Given material -
— Begin —
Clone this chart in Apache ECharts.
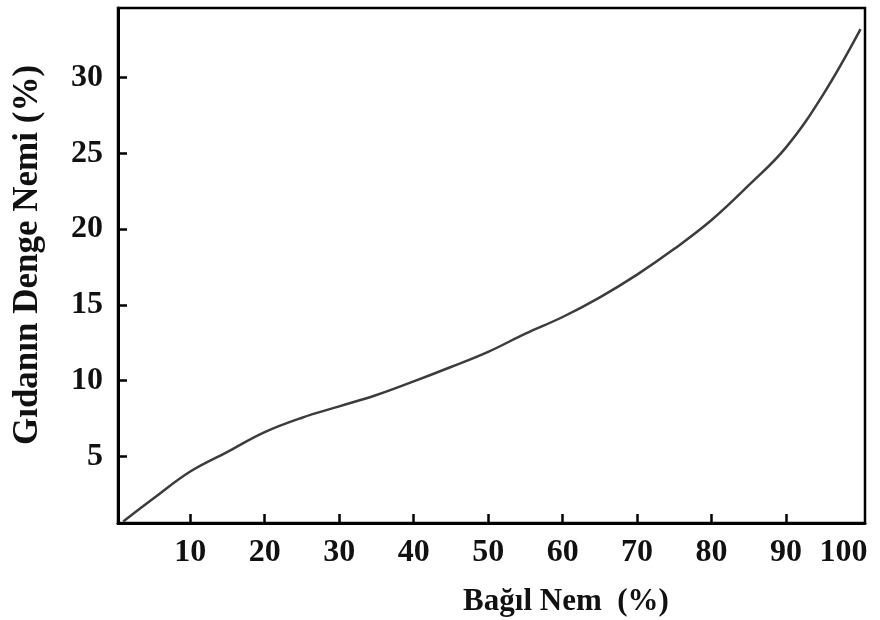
<!DOCTYPE html>
<html>
<head>
<meta charset="utf-8">
<script src="https://cdn.jsdelivr.net/npm/echarts@6/dist/echarts.min.js"></script>
<style>
html,body{margin:0;padding:0;background:#fff;}
#chart{width:880px;height:620px;}
</style>
</head>
<body>
<div id="chart"></div>
<script>
// Data
var relHumidity = [1, 5, 10, 15, 20, 25, 30, 35, 40, 45, 50, 55, 60, 65, 70, 75, 80, 85, 90, 95, 100];
var eqMoisture  = [0.7, 2.2, 4.0, 5.3, 6.6, 7.55, 8.3, 9.05, 9.95, 10.9, 11.9, 13.1, 14.2, 15.5, 17.0, 18.7, 20.6, 22.9, 25.4, 28.9, 33.2];
var xTickLabels = [10, 20, 30, 40, 50, 60, 70, 80, 90, 100];
var xTicks = [10, 20, 30, 40, 50, 60, 70, 80, 90];
var yTickLabels = [5, 10, 15, 20, 25, 30];
var xTitle = 'Bağıl Nem  (%)';
var yTitle = 'Gıdanın Denge Nemi (%)';

var pts = relHumidity.map(function (x, i) { return [x, eqMoisture[i]]; });
var font = 'Liberation Serif';

var chart = echarts.init(document.getElementById('chart'), null, {renderer: 'canvas'});
chart.setOption({
  animation: false,
  backgroundColor: '#ffffff',
  grid: {
    left: 118, right: 15, top: 8, bottom: 97,
    show: true, borderColor: '#000', borderWidth: 2.5, backgroundColor: 'transparent'
  },
  xAxis: {
    type: 'value', min: 0.3, max: 100.6,
    axisLine: {show: true, lineStyle: {color: '#000', width: 3}},
    axisTick: {show: true, inside: true, length: 9, lineStyle: {color: '#000', width: 2.5}, customValues: xTicks},
    axisLabel: {
      customValues: xTickLabels, margin: 14,
      color: '#111', fontFamily: font, fontWeight: 'bold', fontSize: 32,
      formatter: function (v) { return v === 100 ? '{r|100}' : String(v); },
      rich: {r: {fontFamily: font, fontWeight: 'bold', fontSize: 32, color: '#111', padding: [0, 34, 0, 0]}}
    },
    splitLine: {show: false}
  },
  yAxis: {
    type: 'value', min: 0.6, max: 34.6,
    axisLine: {show: true, lineStyle: {color: '#000', width: 3}},
    axisTick: {show: true, inside: true, length: 9, lineStyle: {color: '#000', width: 2.5}, customValues: yTickLabels},
    axisLabel: {
      customValues: yTickLabels, margin: 15,
      color: '#111', fontFamily: font, fontWeight: 'bold', fontSize: 32
    },
    splitLine: {show: false}
  },
  series: [{
    type: 'line', data: pts, smooth: 0.4, showSymbol: false,
    lineStyle: {color: '#3c3c3c', width: 2.5}
  }],
  graphic: [
    {type: 'text', x: 566, y: 602, style: {text: xTitle, font: 'bold 31px "Liberation Serif"', fill: '#111', textAlign: 'center', textVerticalAlign: 'middle'}},
    {type: 'text', x: 28, y: 255, rotation: Math.PI / 2, style: {text: yTitle, font: 'bold 35px "Liberation Serif"', fill: '#111', textAlign: 'center', textVerticalAlign: 'middle'}}
  ]
});
</script>
</body>
</html>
— End —
Make an exact copy of the whole listing, but don't bring over any pictures.

Response to this task -
Clone this chart in Apache ECharts.
<!DOCTYPE html>
<html>
<head>
<meta charset="utf-8">
<script src="https://cdn.jsdelivr.net/npm/echarts@6/dist/echarts.min.js"></script>
<style>
html,body{margin:0;padding:0;background:#fff;}
#chart{width:880px;height:620px;}
</style>
</head>
<body>
<div id="chart"></div>
<script>
// Data
var relHumidity = [1, 5, 10, 15, 20, 25, 30, 35, 40, 45, 50, 55, 60, 65, 70, 75, 80, 85, 90, 95, 100];
var eqMoisture  = [0.7, 2.2, 4.0, 5.3, 6.6, 7.55, 8.3, 9.05, 9.95, 10.9, 11.9, 13.1, 14.2, 15.5, 17.0, 18.7, 20.6, 22.9, 25.4, 28.9, 33.2];
var xTickLabels = [10, 20, 30, 40, 50, 60, 70, 80, 90, 100];
var xTicks = [10, 20, 30, 40, 50, 60, 70, 80, 90];
var yTickLabels = [5, 10, 15, 20, 25, 30];
var xTitle = 'Bağıl Nem  (%)';
var yTitle = 'Gıdanın Denge Nemi (%)';

var pts = relHumidity.map(function (x, i) { return [x, eqMoisture[i]]; });
var font = 'Liberation Serif';

var chart = echarts.init(document.getElementById('chart'), null, {renderer: 'canvas'});
chart.setOption({
  animation: false,
  backgroundColor: '#ffffff',
  grid: {
    left: 118, right: 15, top: 8, bottom: 97,
    show: true, borderColor: '#000', borderWidth: 2.5, backgroundColor: 'transparent'
  },
  xAxis: {
    type: 'value', min: 0.3, max: 100.6,
    axisLine: {show: true, lineStyle: {color: '#000', width: 3}},
    axisTick: {show: true, inside: true, length: 9, lineStyle: {color: '#000', width: 2.5}, customValues: xTicks},
    axisLabel: {
      customValues: xTickLabels, margin: 14,
      color: '#111', fontFamily: font, fontWeight: 'bold', fontSize: 32,
      formatter: function (v) { return v === 100 ? '{r|100}' : String(v); },
      rich: {r: {fontFamily: font, fontWeight: 'bold', fontSize: 32, color: '#111', padding: [0, 34, 0, 0]}}
    },
    splitLine: {show: false}
  },
  yAxis: {
    type: 'value', min: 0.6, max: 34.6,
    axisLine: {show: true, lineStyle: {color: '#000', width: 3}},
    axisTick: {show: true, inside: true, length: 9, lineStyle: {color: '#000', width: 2.5}, customValues: yTickLabels},
    axisLabel: {
      customValues: yTickLabels, margin: 15,
      color: '#111', fontFamily: font, fontWeight: 'bold', fontSize: 32
    },
    splitLine: {show: false}
  },
  series: [{
    type: 'line', data: pts, smooth: 0.4, showSymbol: false,
    lineStyle: {color: '#3c3c3c', width: 2.5}
  }],
  graphic: [
    {type: 'text', x: 566, y: 602, style: {text: xTitle, font: 'bold 31px "Liberation Serif"', fill: '#111', textAlign: 'center', textVerticalAlign: 'middle'}},
    {type: 'text', x: 28, y: 255, rotation: Math.PI / 2, style: {text: yTitle, font: 'bold 35px "Liberation Serif"', fill: '#111', textAlign: 'center', textVerticalAlign: 'middle'}}
  ]
});
</script>
</body>
</html>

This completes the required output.